One false claim, by the CEO of the Exxon Mobil Corp. to Wall Street investors, is that the state has raised taxes at least 13 times in recent years. And an advertising campaign aimed at shooting down Gov. Sarah Palin's tax proposal incorrectly claims that Alaska oil taxes have been changed three times in the last three years.
The real truth: Alaska changed its tax structure in 1981 and again in 2006. That's two times in a quarter century.
Now the Legislature is in a special session to revise the 2006 tax system tainted by corruption and bribery.
The oil industry is ignoring that one of its own had a major hand in why Alaska's oil tax system needs reviewing at this time. The entire oil industry cannot be faulted for the crimes of just one company, VECO Corp., whose top executives have pleaded guilty to bribing Alaska legislators to push for a tax favorable to oil producers.
But when the industry starts falsely claiming that Alaska is constantly changing its oil taxes, it needs to own up to the fact that if VECO hadn't tarnished the legislative process by bribing lawmakers, the governor would not have had strong grounds for calling the current special session on revamping oil taxes.
Big Oil is pushing the Legislature hard on taxes, and each time a public comment period is opened up, employees in the oil industry and businesses that depend on it weigh in and argue for keeping taxes low.
The state does not want to scare its biggest industry away with onerous and unfair taxes.
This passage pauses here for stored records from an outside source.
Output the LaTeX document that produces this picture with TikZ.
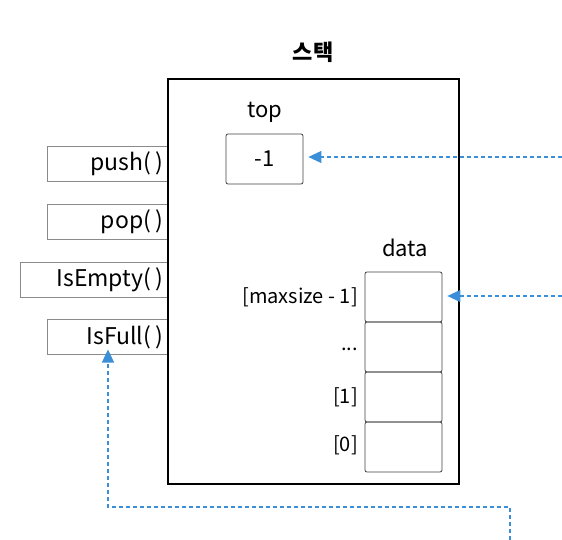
\documentclass[tikz,border=0pt]{standalone}
\usepackage{fontspec}
\setmainfont{Noto Sans CJK KR}
\usetikzlibrary{arrows.meta}
\definecolor{arrowblue}{HTML}{3A8FD8}
\definecolor{boxgray}{HTML}{8A8A8A}
\tikzset{
  method/.style={draw=boxgray, line width=0.8pt, minimum height=35pt, inner sep=0pt},
  mtext/.style={anchor=east, font=\fontsize{23}{26}\selectfont, inner sep=0pt},
  cell/.style={draw=black!75, line width=0.8pt, rounded corners=2pt, minimum width=77pt, minimum height=50pt, inner sep=0pt},
  lbl/.style={font=\fontsize{22}{26}\selectfont, inner sep=0pt},
  idx/.style={anchor=east, font=\fontsize{20}{24}\selectfont, inner sep=0pt},
  link/.style={draw=arrowblue, line width=1.1pt, dash pattern=on 4pt off 3pt, -{Triangle[length=13pt,width=12pt]}},
}
\begin{document}
\begin{tikzpicture}[x=1pt,y=-1pt]
\useasboundingbox (0,0) rectangle (562,540);
% method boxes
\node[method, minimum width=121pt] (push) at (107.5,163.5) {};
\node[method, minimum width=121pt] (pop) at (107.5,221.5) {};
\node[method, minimum width=148pt] (isempty) at (94,279.5) {};
\node[method, minimum width=121pt] (isfull) at (107.5,337) {};
\node[mtext] (pusht) at (163,163.5) {push(\,)};
\node[mtext] (popt) at (163,221.5) {pop(\,)};
\node[mtext] (isemptyt) at (163,279.5) {IsEmpty(\,)};
\node[mtext] (isfullt) at (163,337) {IsFull(\,)};
% main box
\node[draw=black, line width=2.8pt, minimum width=291pt, minimum height=405pt, inner sep=0pt] (stack) at (313.5,281.5) {};
\node[font=\fontsize{22}{26}\selectfont\bfseries] (title) at (313,52) {스택};
% top
\node[lbl] (toplbl) at (265,112) {top};
\node[cell, minimum height=50pt] (top) at (264.5,159) {\fontsize{22}{26}\selectfont -1};
% data
\node[lbl] (datalbl) at (405,248) {data};
\node[cell] (c3) at (403.5,297) {};
\node[cell] (c2) at (403.5,347) {};
\node[cell] (c1) at (403.5,397) {};
\node[cell] (c0) at (403.5,447) {};
\node[idx] (i3) at (358,297) {[maxsize - 1]};
\node[idx] (i2) at (358,349) {...};
\node[idx] (i1) at (358,397) {[1]};
\node[idx] (i0) at (358,445) {[0]};
% connectors
\coordinate (r1) at (562,157);
\coordinate (r2) at (562,296);
\coordinate (b1) at (510,540);
\draw[link] (r1) -- ([xshift=5pt]top.east |- r1);
\draw[link] (r2) -- ([xshift=5pt]c3.east |- r2);
\draw[link] (b1) -- (510,507) -- (108,507) -- ([yshift=5pt]108,354.5);
\end{tikzpicture}
\end{document}
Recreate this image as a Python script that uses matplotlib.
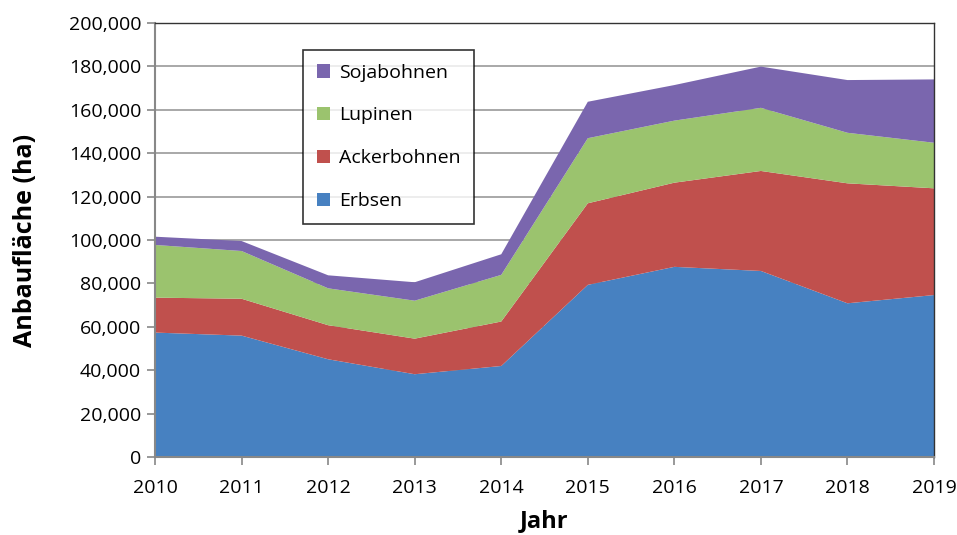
import numpy as np
import matplotlib.pyplot as plt
from matplotlib.ticker import FuncFormatter

plt.rcParams['font.family'] = ['Open Sans', 'DejaVu Sans']

years = [2010, 2011, 2012, 2013, 2014, 2015, 2016, 2017, 2018, 2019]
erbsen = [57300, 55900, 45000, 38100, 41900, 79300, 87600, 85700, 70800, 74600]
ackerbohnen = [16100, 17000, 15700, 16400, 20500, 37600, 38800, 46100, 55300, 49200]
lupinen = [24300, 22000, 17000, 17500, 21500, 30000, 28600, 29100, 23300, 21000]
sojabohnen = [3800, 4600, 6000, 8500, 9500, 16800, 16400, 19000, 24300, 29200]

labels = ['Erbsen', 'Ackerbohnen', 'Lupinen', 'Sojabohnen']
colors = ['#4781C1', '#C0504D', '#9BC36E', '#7A66AE']

fig = plt.figure(figsize=(9.57, 5.35), dpi=100)
ax = fig.add_axes([0.162, 0.146, 0.814, 0.811])

ax.stackplot(years, erbsen, ackerbohnen, lupinen, sojabohnen,
             labels=labels, colors=colors, linewidth=0)

ax.set_xlim(2010, 2019)
ax.set_ylim(0, 200000)
ax.set_xticks(years)
ax.set_yticks(np.arange(0, 200001, 20000))
ax.yaxis.set_major_formatter(FuncFormatter(lambda v, p: f'{int(v):,}'))
ax.grid(axis='y', color='#999999', linewidth=1.2, zorder=0)
ax.set_axisbelow(True)

for s in ['left', 'bottom']:
    ax.spines[s].set_color('#888888')
    ax.spines[s].set_linewidth(1.5)
for s in ['top', 'right']:
    ax.spines[s].set_color('#333333')
    ax.spines[s].set_linewidth(1.0)

ax.tick_params(axis='both', direction='out', length=6, width=1.2, color='#888888',
               labelsize=14, pad=4)
ax.tick_params(axis='x', pad=10)

ax.set_ylabel('Anbaufläche (ha)', fontsize=18, fontweight='bold')
ax.set_xlabel('Jahr', fontsize=17, fontweight='bold')
ax.yaxis.set_label_coords(-0.166, 0.5)
ax.xaxis.set_label_coords(0.5, -0.148)
ax.yaxis.label.set_va('center')
ax.xaxis.label.set_va('center')

handles, lbls = ax.get_legend_handles_labels()
leg = ax.legend(handles[::-1], lbls[::-1], loc='upper left',
                bbox_to_anchor=(0.19, 0.938), fontsize=14, frameon=True,
                fancybox=False, edgecolor='black', labelspacing=1.28,
                handlelength=0.7, handleheight=0.7, handletextpad=0.45,
                borderpad=0.7, borderaxespad=0)
leg.get_frame().set_linewidth(1.2)

fig.savefig('out.png', dpi=100)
But considering the oil industry's recent track record on honesty, lawmakers need to carefully fact-check the claims the industry makes during this special session.
Legislators also need to keep in mind that oil producers are faring better in Alaska than in many other places around the globe. According to the latest financial reports, oil companies are experiencing slightly declining profits from refining oil because of lower gas prices. Oil companies are still enjoying strong earnings from oil production itself, which is their main activity in Alaska.
Lawmakers have a tough job wading through the technical details of oil taxation. But an even harder job is sorting through the spin and making sure they don't get hoodwinked by an oil industry that is playing fast and loose with the facts.